Con il dottor Giuseppe Squillaci, dirigente medico, responsabile UVP area metropolitana, Catania, si è parlato del rapporto del paziente anziano con il territorio. “Fino a poco tempo fa prima che il paziente venisse dimesso, la UVM (Unità Valutativa Multidimensionale) era chiamata a fare una valutazione multidimensionale in ospedale, il che comportava tempo e organizzazione. Da quest’anno la situazione è cambiata: si attiva, in via sperimentale, via internet una modalità di dimissioni protetta con il coinvolgimento del Medico del Reparto – continua Giuseppe Squillaci – e dell’UVM, l’unità del distretto che funziona da catalizzatore di tutti i problemi sanitari, si occupa dell’assistenza dell’ADI, delle cure palliative, dei ricoveri in RSA, e decide se dare assistenza a casa, in RSA o ADI o cure palliative. Successivamente va fatto un progetto in cui si coinvolge il medico di medicina generale. Il progetto assistenziale consiste nel considerare tutti i bisogni del paziente e fornire le dovute soluzioni Se per esempio il paziente ha delle lesioni da decubito si deve individuarne la causa (se è da troppo tempo allettato, malnutrizione, ecc.) e si fa assistenza educativa al caregiver per evitare recidive, si danno i presidi per la medicazione e per la prevenzione.

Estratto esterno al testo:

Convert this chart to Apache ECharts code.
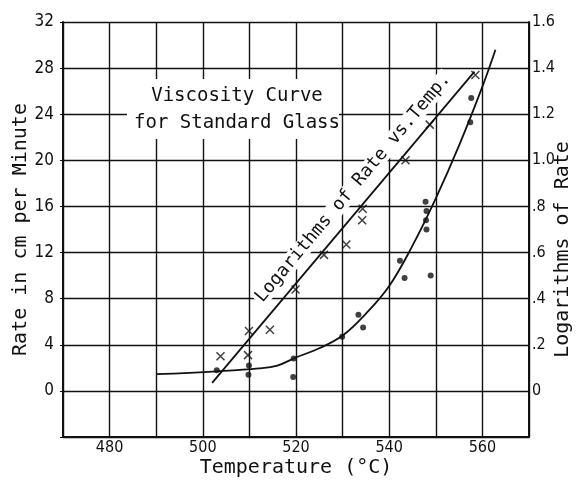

Si inizia subito un’assistenza infermieristica. Per l’assistenza riabilitativa si fa un progetto per capire quali sono le possibilità di recupero e per attivare un sistema di assistenza domiciliare e riabilitativa.

Il paziente verrà visto in ospedale e sarà poi condotto a casa.

Il problema dell’ADI consiste nelle numerose richieste di fisioterapia che spesso non sono soddisfatte in breve tempo per la carenza dei professionisti”.

 

Con il dottor Salvatore Scala, direttore del Dipartimento dell’Ospedalità Pubblica e Privata ASP di Catania, si è accennato all’importanza dell’Unità operativa nell’Ospedale Generale.

“L’anamnesi è fondamentale in ogni paziente e ancor di più nell’anziano perché noi dobbiamo venire a conoscenza delle problematiche di patologie correlate all’evento acuto che lo ha portato al ricovero.

È necessario un esame clinico scrupoloso, bisogna avere informazioni sugli eventuali interventi chirurgici pregressi. Per far questo può essere utile avvalersi della collaborazione dei parenti, perché a volte il paziente anziano non riesce a relazionarsi da solo con il medico in maniera ottimale. Fenomeni di disidratazione o/e anemia, ipoalbuminemia, obesità devono essere valutati perché possono creare complicanze non indifferenti. Così come i fattori di rischio: terapie con anticoagulanti o problematiche cardiovascolari, endocrine, respiratorie”.